Supervision in the digital era will be less forgiving of episodic compliance, outsourced accountability and opaque algorithms, Reserve Bank of India (RBI) deputy governor Swaminathan J. said on Monday, in a pointed message to banks and other regulated entities.
Speaking at the third annual global conference of the RBI’s College of Supervisors in Mumbai, Swaminathan outlined three expectations that he said supervised entities must internalize, as banking becomes more digital, interconnected, and fast-moving.
The first message was on compliance. Swaminathan cautioned banks against treating compliance as a quarter-end exercise, arguing that faster business and risk cycles demand continuous operational discipline and strong data governance through the year.
In a digital system where risks can crystallize within hours, supervisors will increasingly focus on how quickly institutions can explain anomalies and fix them.

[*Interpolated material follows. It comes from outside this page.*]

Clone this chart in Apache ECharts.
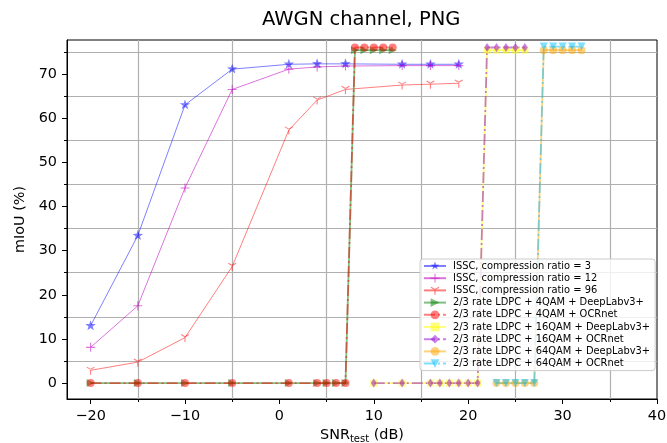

The ability to respond decisively, he said, will be seen as a marker of control maturity rather than a back-office formality.
The second message focused on third-party arrangements, a growing vulnerability as banks rely heavily on cloud providers, fintech partners and technology vendors.

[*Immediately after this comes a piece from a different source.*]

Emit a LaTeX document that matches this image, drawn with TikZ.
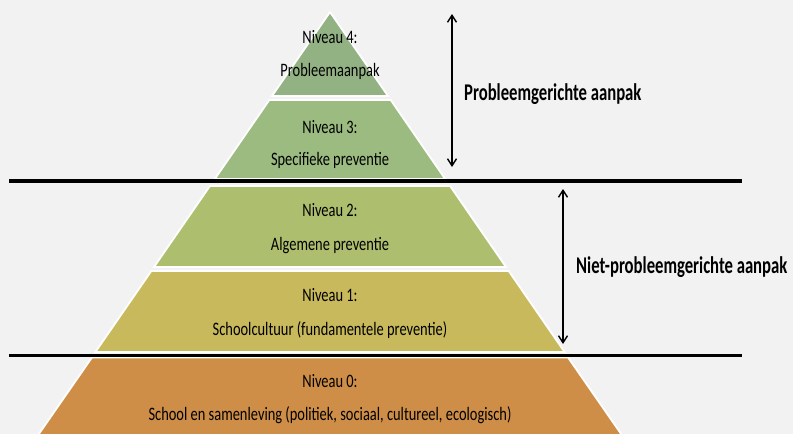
\documentclass[tikz,border=0pt]{standalone}
\usepackage{fontspec}
\setmainfont{Carlito}
\newfontfamily\bodyf{Carlito}[FakeStretch=0.76]
\newfontfamily\labf{Carlito}[FakeStretch=0.695]
\usetikzlibrary{arrows.meta}
\definecolor{bg}{HTML}{F2F2F2}
\definecolor{lvfour}{HTML}{93B283}
\definecolor{lvthree}{HTML}{9BBB80}
\definecolor{lvtwo}{HTML}{ADBF6F}
\definecolor{lvone}{HTML}{C8B95C}
\definecolor{lvzero}{HTML}{CF8E48}
\tikzset{
  band/.style={draw=white, line width=1.8pt, line join=miter},
  sepline/.style={line width=3.6pt, black},
  span/.style={line width=1.4pt, black, {Straight Barb[length=7pt,width=9pt,line width=1.4pt]}-{Straight Barb[length=7pt,width=9pt,line width=1.4pt]}},
  lvtext/.style={font=\bodyf\fontsize{19}{21}\selectfont, anchor=base, inner sep=0pt},
  sidetext/.style={font=\labf\bfseries\fontsize{24}{26}\selectfont, anchor=base west, inner sep=0pt}
}
\begin{document}
\begin{tikzpicture}[x=1pt,y=-1pt]
\fill[bg] (0,0) rectangle (793,434);
\useasboundingbox (0,0) rectangle (793,434);
\begin{scope}
\clip (0,0) rectangle (793,434);
% bands
\filldraw[band, fill=lvfour] (330,12) -- (388,96) -- (272,96) -- cycle;
\filldraw[band, fill=lvthree] (269.3,100) -- (390.7,100) -- (445.2,179) -- (214.8,179) -- cycle;
\filldraw[band, fill=lvtwo] (209.9,186) -- (450.1,186) -- (506,267) -- (154,267) -- cycle;
\filldraw[band, fill=lvone] (151.3,271) -- (508.7,271) -- (564.6,352) -- (95.4,352) -- cycle;
\filldraw[band, fill=lvzero] (91.9,357.5) -- (568.1,357.5) -- (625.3,440) -- (34.7,440) -- cycle;
\end{scope}
% separator lines
\coordinate (s1a) at (9,181);
\coordinate (s1b) at (742,181);
\coordinate (s2a) at (9,355.5);
\coordinate (s2b) at (742,355.5);
\draw[sepline] (s1a) -- (s1b);
\draw[sepline] (s2a) -- (s2b);
% arrows
\coordinate (a1t) at (452,14);
\coordinate (a1b) at (452,167);
\coordinate (a2t) at (563,189);
\coordinate (a2b) at (563,344);
\draw[span] (a1t) -- (a1b);
\draw[span] (a2t) -- (a2b);
% texts
\node[lvtext] (n4a) at (330,43) {Niveau 4:};
\node[lvtext] (n4b) at (330,76) {Probleemaanpak};
\node[lvtext] (n3a) at (330,133) {Niveau 3:};
\node[lvtext] (n3b) at (330,165) {Specifieke preventie};
\node[lvtext] (n2a) at (330,216) {Niveau 2:};
\node[lvtext] (n2b) at (330,250) {Algemene preventie};
\node[lvtext] (n1a) at (330,301) {Niveau 1:};
\node[lvtext] (n1b) at (330,335) {Schoolcultuur (fundamentele preventie)};
\node[lvtext] (n0a) at (330,387) {Niveau 0:};
\node[lvtext] (n0b) at (330,420) {School en samenleving (politiek, sociaal, cultureel, ecologisch)};
\node[sidetext] (pg) at (464,100) {Probleemgerichte aanpak};
\node[sidetext] (npg) at (576,273) {Niet-probleemgerichte aanpak};
\end{tikzpicture}
\end{document}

“Institutions will need better oversight of partners, clearer accountability for incidents, and contracts that support audit, access, and resilience. The regulated entity cannot outsource responsibility,” Swaminathan said.
He said that third-party management must be treated squarely as risk management. Also, the cross-border element adds another layer as many providers operate globally, and incidents do not respect jurisdictional lines. The global information technology (IT) outage in July 2024 is a useful reminder, Swaminathan said, referring to a faulty software update by cybersecurity firm CrowdStrike that brought down approximately 8.5 million Microsoft Windows systems worldwide.
“The lesson is not about any one firm, but about how quickly third-party incidents can transmit disruption at scale, including to well-run institutions. This calls for near real-time cooperation among supervisors,” he said.
The third message addressed the expanding use of artificial intelligence and analytics across banking functions, from credit underwriting to fraud detection. As these tools become more embedded, Swaminathan warned that banks should be prepared for more intensive supervisory questions on model risk, explainability, and fairness.
He said two issues deserve particular attention, one is reliance on vendor models and embedded tools, in which the institution may use the output without fully understanding the underlying engine and the second is fairness and unintended exclusion, where data proxies can produce outcomes that appear efficient but are unacceptable. “Governance is what allows innovation to scale safely.”